The district attorney of Marathon County, Wisconsin, announced today that the parents of Kara Neumann will be charged with second-degree reckless homicide, a felony punishable by up to 25 years in prison.
In her press conference, the DA, Jill Falstad, acknowledged that she was essentially blocked from charging the couple under the state's abuse and neglect laws because they contain provisions that explicitly protect parents who treat their children with prayer rather than medical or surgical treatment. The reckless homicide statute contains no such caveats.
The Neumanns' attorneys almost certainly will seek to have the charges dismissed on the grounds that their right to due process of law has been violated. They probably will argue (in effect) that Wisconsin law is contradictory, and thereby unfair, in that conduct protected under one part of the law (the child abuse statute) apparently is not protected under another part of the law (the reckless homicide statute).

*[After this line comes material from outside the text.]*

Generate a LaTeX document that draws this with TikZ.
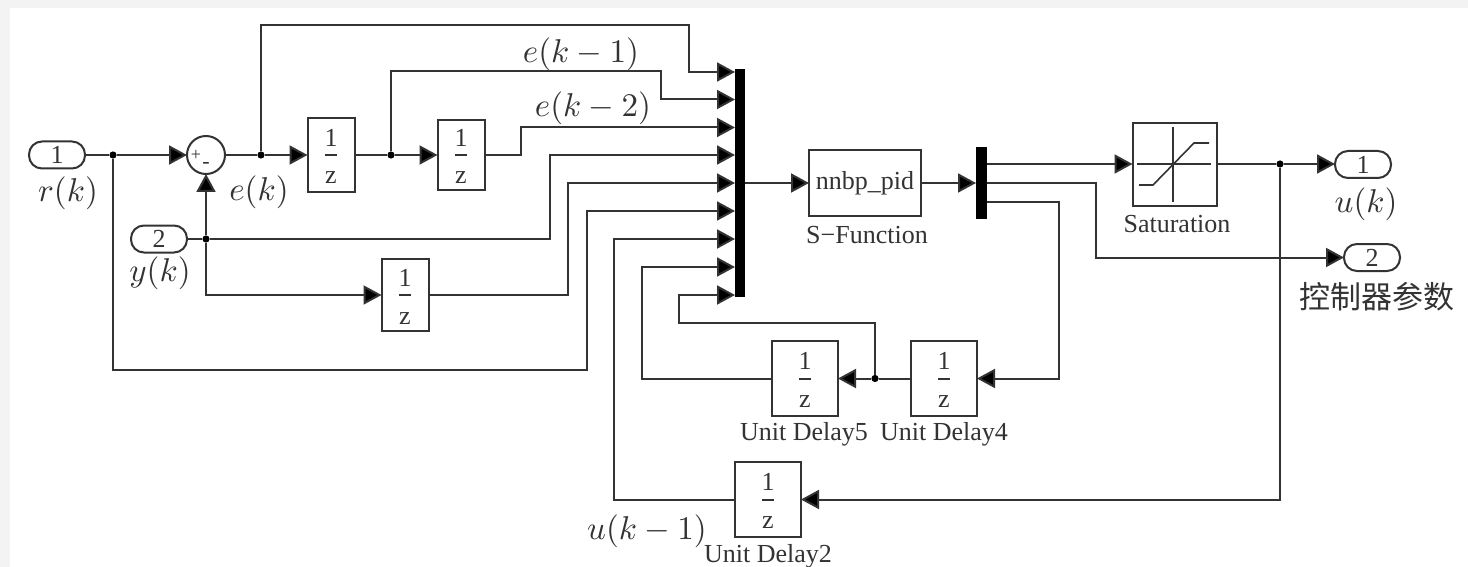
\documentclass[tikz,border=0pt]{standalone}
\usepackage{fontspec}
\setmainfont{Liberation Serif}
\newfontfamily\cjk{Noto Sans CJK SC}
\usetikzlibrary{arrows.meta}
\definecolor{ink}{HTML}{333333}
\definecolor{margin}{HTML}{F3F3F3}
\newcommand\lbl{\fontsize{13}{15}\selectfont}
\newcommand\mthb[1]{\scalebox{1.65}{$#1$}}
% fraction 1/z centred on its rule: zero-size box, so the node's centre is the rule
\newcommand\onez{\fontsize{13}{13}\selectfont
  \smash{\rlap{\rule[-0.5pt]{5.6pt}{1pt}}%
  \rlap{\makebox[5.6pt]{\raisebox{4.3pt}{1}}}%
  \makebox[5.6pt]{\raisebox{-14.5pt}{z}}}}
\tikzset{
  wire/.style={draw=ink,line width=1pt,line join=miter},
  arr/.style={wire,-{Triangle[length=9pt,width=9.5pt,fill=black]}},
  blk/.style={draw=ink,line width=1pt,fill=white,inner sep=0pt,outer sep=0pt,text=ink,align=center},
  port/.style={blk,rounded corners=6.5pt,minimum width=28pt,minimum height=13.5pt,font=\fontsize{13}{13}\selectfont},
  bar/.style={fill=black,draw=none,inner sep=0pt,outer sep=0pt},
  dlyb/.style={blk,minimum width=33pt,minimum height=37.5pt},
  jdot/.style={circle,fill=black,draw=none,inner sep=0pt,outer sep=0pt,minimum size=3.6pt},
  capt/.style={text=ink,inner sep=0pt,font=\lbl},
  mlab/.style={text=ink,inner sep=0pt},
}
\begin{document}
\begin{tikzpicture}[x=0.5pt,y=-0.5pt]
\useasboundingbox (0,0) rectangle (1468,567);
\fill[margin] (0,0) rectangle (1468,567);
\fill[white] (10,8) rectangle (1468,567);

% ports
\node[port] (in1) at (57,155) {1};
\node[port] (in2) at (159,239) {2};
\node[port] (out1) at (1363,164.5) {1};
\node[port] (out2) at (1372,257.5) {2};

% sum
\node[blk,circle,minimum size=19pt] (sum) at (206,155) {};
\node[text=ink,inner sep=0pt,font=\fontsize{9}{9}\selectfont] (plus) at (196,155) {+};
\node[text=ink,inner sep=0pt,font=\fontsize{11}{11}\selectfont] (minus) at (206,165) {-};

% delays
\node[blk,minimum width=23.5pt,minimum height=37pt] (z1) at (331,155) {\onez};
\node[blk,minimum width=23.5pt,minimum height=35pt] (z2) at (461,155) {\onez};
\node[blk,minimum width=23.5pt,minimum height=36pt] (z3) at (405,295) {\onez};
\node[dlyb] (z5) at (805,378.5) {\onez};
\node[dlyb] (z4) at (944,378.5) {\onez};
\node[dlyb] (z22) at (768,499.5) {\onez};

% bars
\node[bar,minimum width=5.25pt,minimum height=114pt] (mux) at (740,183) {};
\node[bar,minimum width=5.5pt,minimum height=36pt] (demux) at (981.5,183) {};
\foreach \i/\y in {1/72,2/99.5,3/127.5,4/155,5/183,6/211,7/239,8/267,9/295}
  \coordinate (m\i) at (735,\y);
\coordinate (dm1) at (987,164);
\coordinate (dm2) at (987,183);
\coordinate (dm3) at (987,202);

% function blocks
\node[blk,minimum width=56pt,minimum height=33pt,font=\lbl] (sf) at (865,183) {nnbp\_pid};
\node[blk,minimum width=42pt,minimum height=41.5pt] (sat) at (1174.5,164.5) {};
\draw[ink,line width=0.8pt] (1137,164) -- (1211,164);
\draw[ink,line width=0.8pt] (1173,127) -- (1173,202);
\draw[ink,line width=0.8pt] (1139,185) -- (1153,185) -- (1194,143) -- (1209,143);

% junctions
\node[jdot] (j1) at (113,155) {};
\node[jdot] (j2) at (261,155) {};
\node[jdot] (j3) at (391,155) {};
\node[jdot] (j4) at (206,239) {};
\node[jdot] (j5) at (875,378.5) {};
\node[jdot] (j6) at (1280,164) {};

% forward wires
\draw[arr] (in1.east) -- (j1) -- (sum.west);
\draw[arr] (sum.east) -- (j2) -- (z1.west);
\draw[arr] (z1.east) -- (j3) -- (z2.west);
\draw[arr] (in2.east) -- (j4) -- (sum.south);
\draw[arr] (j4) -- (206,295) -- (z3.west);

% mux inputs
\draw[arr] (j2) -- (261,25) -- (689,25) -- (689,72) -- (m1);
\draw[arr] (j3) -- (391,71) -- (661,71) -- (661,99.5) -- (m2);
\draw[arr] (z2.east) -- (521,155) -- (521,127.5) -- (m3);
\draw[arr] (j4) -- (550,239) -- (550,155) -- (m4);
\draw[arr] (z3.east) -- (568,295) -- (568,183) -- (m5);
\draw[arr] (j1) -- (113,369.5) -- (587,369.5) -- (587,211) -- (m6);
\draw[arr] (z22.west) -- (614,499.5) -- (614,239) -- (m7);
\draw[arr] (z5.west) -- (642,378.5) -- (642,267) -- (m8);
\draw[arr] (j5) -- (875,323) -- (679,323) -- (679,295) -- (m9);

% through the controller
\draw[arr] (mux.east) -- (sf.west);
\draw[arr] (sf.east) -- (demux.west);
\draw[arr] (dm1) -- (sat.west |- dm1);
\draw[arr] (sat.east |- dm1) -- (j6) -- (out1.west |- j6);
\draw[arr] (dm2) -- (1096,183) -- (1096,257.5) -- (out2.west);
\draw[arr] (dm3) -- (1059,202) -- (1059,378.5) -- (z4.east);
\draw[arr] (z4.west) -- (j5) -- (z5.east);
\draw[arr] (j6) -- (1280,499.5) -- (z22.east);

% labels
\node[mlab] (lr) at (68,193) {\mthb{r(k)}};
\node[mlab] (le) at (259,192) {\mthb{e(k)}};
\node[mlab] (ly) at (160,273) {\mthb{y(k)}};
\node[mlab] (le1) at (581,54) {\mthb{e(k-1)}};
\node[mlab] (le2) at (593,108) {\mthb{e(k-2)}};
\node[mlab] (lu) at (1366,204) {\mthb{u(k)}};
\node[mlab] (lu1) at (647,531) {\mthb{u(k-1)}};
\node[text=ink,inner sep=0pt,font=\cjk\fontsize{15.5}{16}\selectfont] (lc) at (1377,297) {控制器参数};
\node[capt] (c1) at (867,235) {S{\char"2212}Function};
\node[capt] (c2) at (1177,224) {Saturation};
\node[capt] (c3) at (804,434) {Unit Delay5};
\node[capt] (c4) at (944,434) {Unit Delay4};
\node[capt] (c5) at (768,556) {Unit Delay2};
\end{tikzpicture}
\end{document}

There isn't much precedent in Wisconsin for this defense, but it has proven very effective in some other jurisdictions, including Minnesota. In 1990, prosecutors there tried a similar end-run around a religious-healing exemption, and three different courts (the trial court, the state court of appeals, and the state supreme court) ruled against them. The courts all ruled that (as one opinion put it) that the laws "provided 'inexplicably contradictory' definitions of prohibited behavior so as to violate due process requirements." The precedent in that case (State v. McKown) isn't directly controlling in Wisconsin, but it almost certainly will be invoked by the defendants. To find the appeals court's ruling in that case, see 461 N.W. 2d 720.
(Please note that this Minnesota case is not the civil suit made famous in Lundman v. McKown, although they involved the same defendants. The "inexplicably contradictory" ruling was in the criminal matter.)